While these changes most acutely affect nearby residents, these are two highly sensitive sites in Hingham’s Historic downtown that affect everyone. Accurate information upon which to base judgments has been very hard to come by, despite the developer having been engaged in this project for the better part of a year. The time has come for greater transparency, and for the community to play its rightful role in the process.
Setting a potentially dangerous precedent
Most concerning is the downstream effect of expanding structures and residences on the Parish House property in order to achieve maximum profit. Many homeowners in Hingham who dutifully adhere to the Historic District Commission’s protective ordinances might think twice about bearing the high cost of maintaining these properties. They might seek the same lucrative exit from their properties, or see demolition by neglect, as a reasonable alternative to their high maintenance expenses. They will be able to point to exactly this event to rationalize their right to seek a developer bailout as well. This is a slippery slope. The prime location of many historic properties in town will always attract developer interest. In future years, as the conversions of historic single-family residences into development tracts gain in feasibility and viability, our proud legacy of historic preservation will irrevocably lose its impact and enforceability.

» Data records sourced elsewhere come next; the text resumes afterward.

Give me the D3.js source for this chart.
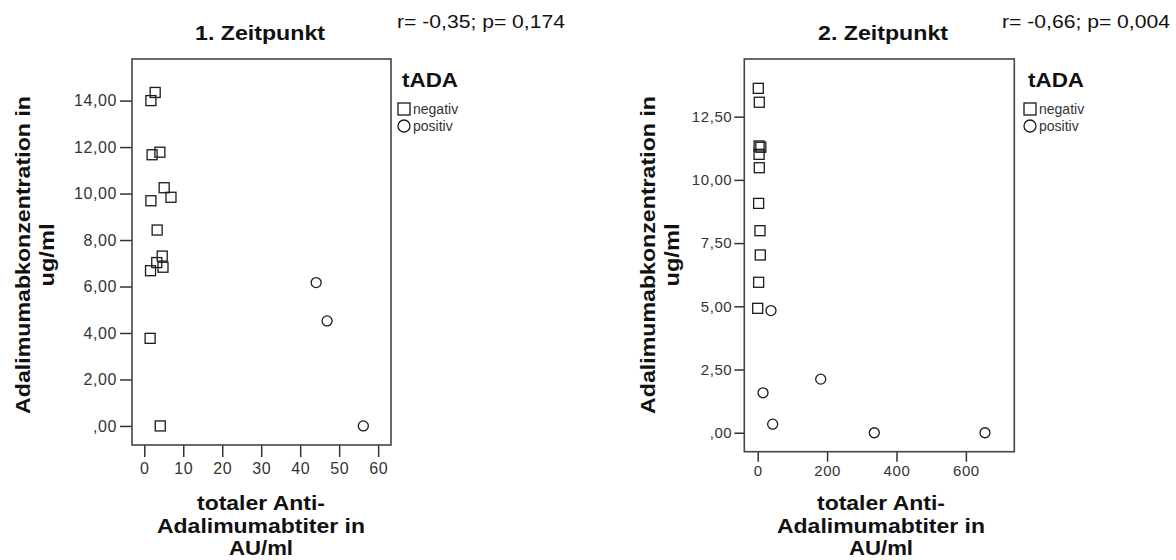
<!DOCTYPE html>
<html>
<head>
<meta charset="utf-8">
<script src="https://cdn.jsdelivr.net/npm/d3@7"></script>
<style>
  html, body { margin: 0; padding: 0; background: #fff; }
  svg { display: block; font-family: "Liberation Sans", Arial, sans-serif; }
</style>
</head>
<body>
<svg id="chart" width="1176" height="560"></svg>
<script>
// ---- shared labels ----
const groups = ["negativ", "positiv"];
const legendTitle = "tADA";
const xTitleLines = ["totaler Anti-", "Adalimumabtiter in", "AU/ml"];
const yTitleLines = ["Adalimumabkonzentration in", "ug/ml"];

// ---- 1. Zeitpunkt ----
const t1Title = "1. Zeitpunkt";
const t1Stats = "r= -0,35; p= 0,174";
const t1Negativ = [
  [1.7, 14.0], [2.8, 14.35], [2.0, 11.67], [4.0, 11.78],
  [1.7, 9.69], [6.85, 9.84], [5.1, 10.25], [3.3, 8.43],
  [4.6, 7.31], [3.2, 7.03], [4.8, 6.83], [1.6, 6.68],
  [1.5, 3.77], [4.1, 0.0]
];
const t1Positiv = [[44.1, 6.17], [46.9, 4.52], [56.2, 0.0]];
const t1XTicks = [0, 10, 20, 30, 40, 50, 60];
const t1YTicks = [0, 2, 4, 6, 8, 10, 12, 14];
const t1YTickLabels = [",00", "2,00", "4,00", "6,00", "8,00", "10,00", "12,00", "14,00"];

// ---- 2. Zeitpunkt ----
const t2Title = "2. Zeitpunkt";
const t2Stats = "r= -0,66; p= 0,004";
const t2Negativ = [
  [1.7, 13.62], [4.6, 13.07], [4.0, 11.34], [9.0, 11.29],
  [4.0, 11.01], [4.6, 10.48], [2.7, 9.07], [6.6, 7.99],
  [7.5, 7.03], [2.7, 5.95], [0.0, 4.92]
];
const t2Positiv = [
  [38.3, 4.83], [15.3, 1.58], [43.2, 0.34],
  [181.6, 2.12], [336, 0.0], [655, 0.0]
];
const t2XTicks = [0, 200, 400, 600];
const t2YTicks = [0, 2.5, 5, 7.5, 10, 12.5];
const t2YTickLabels = [",00", "2,50", "5,00", "7,50", "10,00", "12,50"];

// ---- layout of the two panels ----
const panels = [
  {
    title: t1Title, stats: t1Stats, negativ: t1Negativ, positiv: t1Positiv,
    xTicks: t1XTicks, yTicks: t1YTicks, yTickLabels: t1YTickLabels,
    xDomain: [-3.15, 63.3], yDomain: [-0.82, 15.79],
    frame: { left: 132, right: 391, top: 59, bottom: 445 },
    tick: { x: 12, xPad: 6, y: 12, yPad: 3, font: 16 },
    titleX: 260, statsX: 397, legendX: 398,
    yTitleX: [30, 54], xTitleX: 261
  },
  {
    title: t2Title, stats: t2Stats, negativ: t2Negativ, positiv: t2Positiv,
    xTicks: t2XTicks, yTicks: t2YTicks, yTickLabels: t2YTickLabels,
    xDomain: [-38.6, 739.5], yDomain: [-0.75, 14.78],
    frame: { left: 744.3, right: 1014.3, top: 59, bottom: 451.7 },
    tick: { x: 10, xPad: 4, y: 10, yPad: 2, font: 15 },
    titleX: 883, statsX: 1002, legendX: 1024,
    yTitleX: [655, 679], xTitleX: 881
  }
];

const svg = d3.select("#chart");
const ink = "#1a1a1a";

// text with a fixed rendered width
function fitText(sel, width) {
  return sel.attr("textLength", width).attr("lengthAdjust", "spacingAndGlyphs");
}

function squareMark(g, cx, cy, s) {
  g.append("rect")
    .attr("x", cx - s / 2).attr("y", cy - s / 2)
    .attr("width", s).attr("height", s)
    .attr("fill", "none").attr("stroke", ink).attr("stroke-width", 1.3);
}
function circleMark(g, cx, cy, r) {
  g.append("circle")
    .attr("cx", cx).attr("cy", cy).attr("r", r)
    .attr("fill", "none").attr("stroke", ink).attr("stroke-width", 1.3);
}

panels.forEach(p => {
  const f = p.frame;
  const x = d3.scaleLinear().domain(p.xDomain).range([f.left, f.right]);
  const y = d3.scaleLinear().domain(p.yDomain).range([f.bottom, f.top]);
  const g = svg.append("g");

  // title and correlation note
  fitText(g.append("text")
    .attr("x", p.titleX).attr("y", 39.5)
    .attr("text-anchor", "middle")
    .attr("font-size", 20).attr("font-weight", "bold").attr("fill", "#111")
    .text(p.title), 130);
  fitText(g.append("text")
    .attr("x", p.statsX).attr("y", 28)
    .attr("font-size", 18).attr("fill", "#111")
    .text(p.stats), 168);

  // y axis
  const yAxis = d3.axisLeft(y)
    .tickValues(p.yTicks)
    .tickFormat((d, i) => p.yTickLabels[i])
    .tickSize(p.tick.y).tickPadding(p.tick.yPad);
  const ya = g.append("g").attr("transform", `translate(${f.left},0)`).call(yAxis);
  ya.select(".domain").remove();
  ya.selectAll("line").attr("stroke", "#333").attr("stroke-width", 1.5);
  ya.selectAll("text").attr("font-size", p.tick.font).attr("fill", "#333")
    .attr("font-family", "Liberation Sans, Arial, sans-serif")
    .attr("letter-spacing", 0.6);

  // x axis
  const xAxis = d3.axisBottom(x)
    .tickValues(p.xTicks)
    .tickSize(p.tick.x).tickPadding(p.tick.xPad);
  const xa = g.append("g").attr("transform", `translate(0,${f.bottom})`).call(xAxis);
  xa.select(".domain").remove();
  xa.selectAll("line").attr("stroke", "#333").attr("stroke-width", 1.5);
  xa.selectAll("text").attr("font-size", p.tick.font).attr("fill", "#333")
    .attr("font-family", "Liberation Sans, Arial, sans-serif")
    .attr("letter-spacing", 0.6);

  // plot frame
  g.append("rect")
    .attr("x", f.left).attr("y", f.top)
    .attr("width", f.right - f.left).attr("height", f.bottom - f.top)
    .attr("fill", "none").attr("stroke", "#444").attr("stroke-width", 1.6);

  // points
  p.negativ.forEach(d => squareMark(g, x(d[0]), y(d[1]), 10));
  p.positiv.forEach(d => circleMark(g, x(d[0]), y(d[1]), 5));

  // axis titles
  const xWidths = [128, 208, 64];
  const xBase = [510, 533, 555];
  xTitleLines.forEach((line, i) => {
    fitText(g.append("text")
      .attr("x", p.xTitleX).attr("y", xBase[i])
      .attr("text-anchor", "middle")
      .attr("font-size", 21).attr("font-weight", "bold").attr("fill", "#111")
      .text(line), xWidths[i]);
  });

  const yWidths = [318, 63];
  yTitleLines.forEach((line, i) => {
    fitText(g.append("text")
      .attr("transform", `translate(${p.yTitleX[i]},255) rotate(-90)`)
      .attr("text-anchor", "middle")
      .attr("font-size", 21).attr("font-weight", "bold").attr("fill", "#111")
      .text(line), yWidths[i]);
  });

  // legend
  const lx = p.legendX;
  fitText(g.append("text")
    .attr("x", lx + 4).attr("y", 87)
    .attr("font-size", 20).attr("font-weight", "bold").attr("fill", "#111")
    .text(legendTitle), 56);
  squareMark(g, lx + 6, 109, 12);
  circleMark(g, lx + 6, 126, 6);
  g.append("text")
    .attr("x", lx + 15).attr("y", 114)
    .attr("font-size", 14).attr("fill", "#333")
    .text(groups[0]);
  g.append("text")
    .attr("x", lx + 15).attr("y", 131)
    .attr("font-size", 14).attr("fill", "#333")
    .text(groups[1]);
});
</script>
</body>
</html>
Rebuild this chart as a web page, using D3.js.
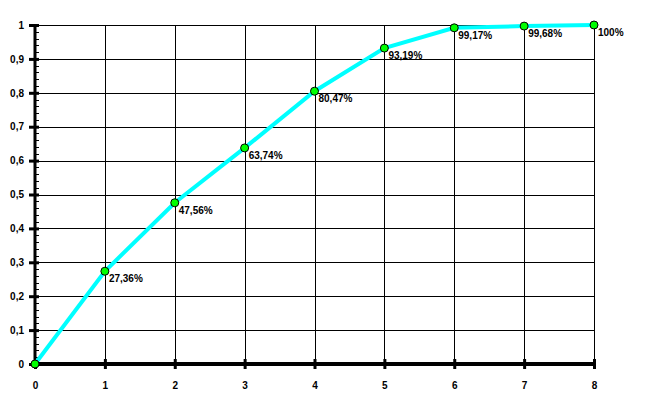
<!DOCTYPE html>
<html>
<head>
<meta charset="utf-8">
<script src="https://cdn.jsdelivr.net/npm/d3@7"></script>
<style>
  body { margin: 0; background: #fff; }
  text { font-family: "Liberation Sans", Arial, sans-serif; font-weight: bold; }
</style>
</head>
<body>
<svg id="chart"></svg>
<script>
const steps = [0, 1, 2, 3, 4, 5, 6, 7, 8];
const cumShare = [0, 0.2736, 0.4756, 0.6374, 0.8047, 0.9319, 0.9917, 0.9968, 1];
const pointLabels = ["", "27,36%", "47,56%", "63,74%", "80,47%", "93,19%", "99,17%", "99,68%", "100%"];
const yTicks = [0, 0.1, 0.2, 0.3, 0.4, 0.5, 0.6, 0.7, 0.8, 0.9, 1];

const dims = { width: 645, height: 398, left: 35, right: 594, top: 25, bottom: 364 };

const svg = d3.select("#chart")
  .attr("width", dims.width)
  .attr("height", dims.height);

const x = d3.scaleLinear().domain([0, 8]).range([dims.left, dims.right]);
const y = d3.scaleLinear().domain([0, 1]).range([dims.bottom, dims.top]);

const fmt = (d) => (d === 0 || d === 1) ? String(d) : d3.format(".1f")(d).replace(".", ",");

// grid
const grid = svg.append("g").attr("shape-rendering", "crispEdges");
grid.selectAll("line.h").data(yTicks.slice(1)).enter().append("line")
  .attr("x1", dims.left).attr("x2", dims.right)
  .attr("y1", (d) => Math.round(y(d)) + 0.5).attr("y2", (d) => Math.round(y(d)) + 0.5)
  .attr("stroke", "#000").attr("stroke-width", 1);
grid.selectAll("line.v").data(steps.slice(1)).enter().append("line")
  .attr("x1", (d) => Math.round(x(d)) + 0.5).attr("x2", (d) => Math.round(x(d)) + 0.5)
  .attr("y1", dims.top).attr("y2", dims.bottom)
  .attr("stroke", "#000").attr("stroke-width", 1);

// y axis: minor ticks to the right
const minor = d3.range(0, 1.0001, 0.02);
svg.append("g").attr("shape-rendering", "crispEdges")
  .selectAll("line").data(minor).enter().append("line")
  .attr("x1", dims.left).attr("x2", dims.left + 4)
  .attr("y1", (d) => Math.round(y(d)) + 0.5).attr("y2", (d) => Math.round(y(d)) + 0.5)
  .attr("stroke", "#000").attr("stroke-width", 1.5);

// y axis major ticks + labels
svg.append("g")
  .attr("transform", `translate(${dims.left},0)`)
  .call(d3.axisLeft(y).tickValues(yTicks).tickFormat(fmt).tickSize(6).tickPadding(5))
  .call((g) => {
    g.select("path.domain").remove();
    g.selectAll(".tick line").attr("stroke", "#000").attr("stroke-width", 3).attr("x2", 4).attr("x1", -6);
    g.selectAll(".tick text").attr("font-size", 10).attr("fill", "#000")
      .attr("font-family", "Liberation Sans, Arial, sans-serif").attr("font-weight", "bold")
      .attr("x", -11);
  });
svg.append("line")
  .attr("x1", dims.left).attr("x2", dims.left)
  .attr("y1", dims.top).attr("y2", dims.bottom + 2)
  .attr("stroke", "#000").attr("stroke-width", 3);

// x axis
svg.append("g")
  .attr("transform", `translate(0,${dims.bottom})`)
  .call(d3.axisBottom(x).tickValues(steps).tickFormat(d3.format("d")).tickSize(5).tickPadding(13))
  .call((g) => {
    g.select("path.domain").remove();
    g.selectAll(".tick line").attr("stroke", "#000").attr("stroke-width", 3).attr("y1", -5).attr("y2", 5);
    g.selectAll(".tick text").attr("font-size", 10).attr("fill", "#000")
      .attr("font-family", "Liberation Sans, Arial, sans-serif").attr("font-weight", "bold");
  });
svg.append("line")
  .attr("x1", dims.left).attr("x2", dims.right + 1)
  .attr("y1", dims.bottom).attr("y2", dims.bottom)
  .attr("stroke", "#000").attr("stroke-width", 4);

// curve
const pts = steps.map((s, i) => ({ s, v: cumShare[i], label: pointLabels[i] }));
svg.append("path")
  .datum(pts)
  .attr("fill", "none")
  .attr("stroke", "#00ffff")
  .attr("stroke-width", 4)
  .attr("d", d3.line().x((d) => x(d.s)).y((d) => y(d.v)));

svg.append("g").selectAll("circle").data(pts).enter().append("circle")
  .attr("cx", (d) => x(d.s)).attr("cy", (d) => y(d.v)).attr("r", 4)
  .attr("fill", "#00ff00").attr("stroke", "#000").attr("stroke-width", 1);

svg.append("g").selectAll("text").data(pts).enter().append("text")
  .attr("x", (d) => x(d.s) + 4).attr("y", (d) => y(d.v) + 11)
  .attr("font-size", 10).attr("fill", "#000")
  .text((d) => d.label);
</script>
</body>
</html>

We urge respect for our town’s historic zoning, and we hope that our concern will be shared widely and will translate into scrutiny at every point in the upcoming process.
Promoting awareness and respect for historic preservation
Our efforts to raise awareness and illuminate key events stem from a deep respect for what our town has done to date to preserve its historic treasures. These efforts are ongoing and arduous, but everyone gets to enjoy the rewards, which remain a key reason many move to and enjoy living in Hingham. These protections should not be taken for granted. We hope that every member of our community with an interest in holding every historic owner accountable equally regarding historic properties and their protective zoning will attend relevant meetings in order to ask all of the important questions about the past, present, and future.